EXERCISE INSTRUCTIONS: Count every line in the following entries where the word "with" appears. Give the count alone.

>> START RECORD LIST

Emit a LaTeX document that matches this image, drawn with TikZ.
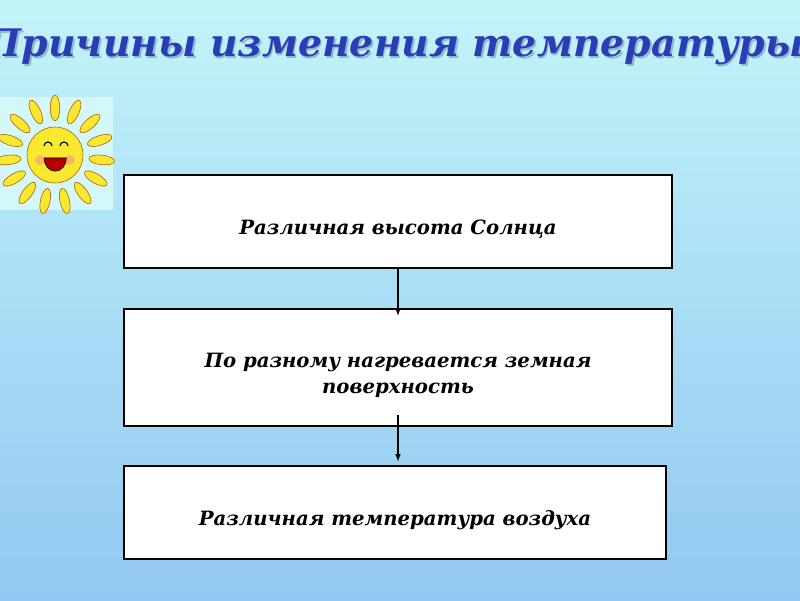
\documentclass[tikz,border=0pt]{standalone}
\usepackage{fontspec}
\setmainfont{DejaVu Serif}
\usepackage{tikz}
\usetikzlibrary{positioning}
\definecolor{skytop}{HTML}{C2F4F8}
\definecolor{skybot}{HTML}{92C8F2}
\definecolor{titleblue}{HTML}{2B3DB4}
\definecolor{sunyel}{HTML}{F8E830}
\newcommand{\causetext}[1]{\raisebox{-0.2cm}[\height][\depth]{\begin{tabular}{@{}c@{}}#1\end{tabular}}}
\tikzset{
  causebox/.style={draw=black, thick, fill=white, minimum height=2.325cm, align=center,
    font=\fontsize{14}{18}\selectfont\bfseries\itshape},
  causearrow/.style={-latex, thick}
}
\begin{document}
\begin{tikzpicture}
    \useasboundingbox (0,0) rectangle (20,15);
    \clip (0,0) rectangle (20,15);
    % Background
    \shade[top color=skytop, bottom color=skybot] (0,0) rectangle (20,15);

    % Title
    \node[text=titleblue!40!black, opacity=0.25] at (9.92,13.77) {\fontsize{27}{32}\selectfont\bfseries\itshape Причины изменения температуры};
    \node[text=titleblue] (title) at (9.875,13.82) {\fontsize{27}{32}\selectfont\bfseries\itshape Причины изменения температуры};

    % Sun
    \fill[skytop!70!white] (0,9.75) rectangle (2.825,12.575);
    \foreach \a in {0,24,...,359} {
      \fill[sunyel, draw=orange!70!black, thin, rotate around={\a:(1.375,11.125)}]
        (1.375,12.3) ellipse (0.12 and 0.32);
    }
    \filldraw[fill=sunyel, draw=orange!70!black] (1.375,11.125) circle (0.7);
    \fill[orange!60] (1.0,11.0) circle (0.12) (1.75,11.0) circle (0.12);
    \draw[thick] (1.1,11.35) arc (180:0:0.1) (1.5,11.35) arc (180:0:0.1);
    \filldraw[fill=red!70!black, draw=black] (1.1,11.05) arc (180:360:0.28 and 0.33) -- cycle;

    % Boxes
    \node[causebox, minimum width=13.7cm] (height) at (9.95,9.4625) {\causetext{Различная высота Солнца}};
    \node[causebox, minimum width=13.7cm, minimum height=2.925cm] (surface) at (9.95,5.8125)
      {\causetext{По разному нагревается земная\\поверхность}};
    \node[causebox, minimum width=13.55cm] (air) at (9.875,2.1875) {\causetext{Различная температура воздуха}};

    % Arrows
    \draw[causearrow] (height.south) -- ([yshift=-0.18cm]surface.north);
    \draw[causearrow] ([yshift=0.3cm]surface.south) -- ([yshift=0.1cm]air.north -| surface.south);
\end{tikzpicture}
\end{document}
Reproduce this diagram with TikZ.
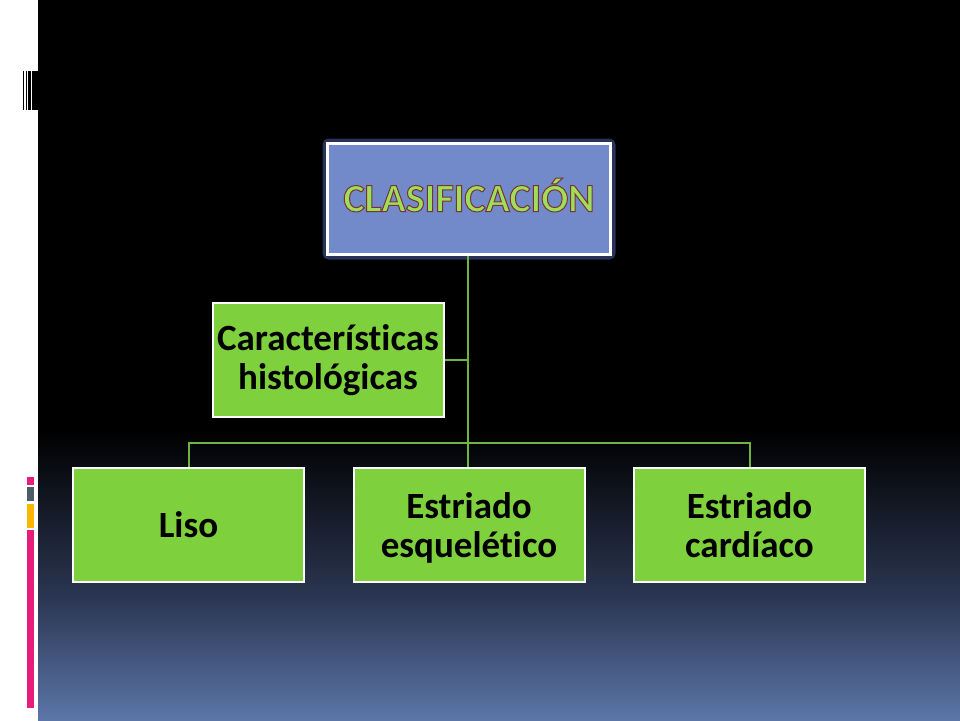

>> END RECORD LIST

THE COMPLETED TASK: 2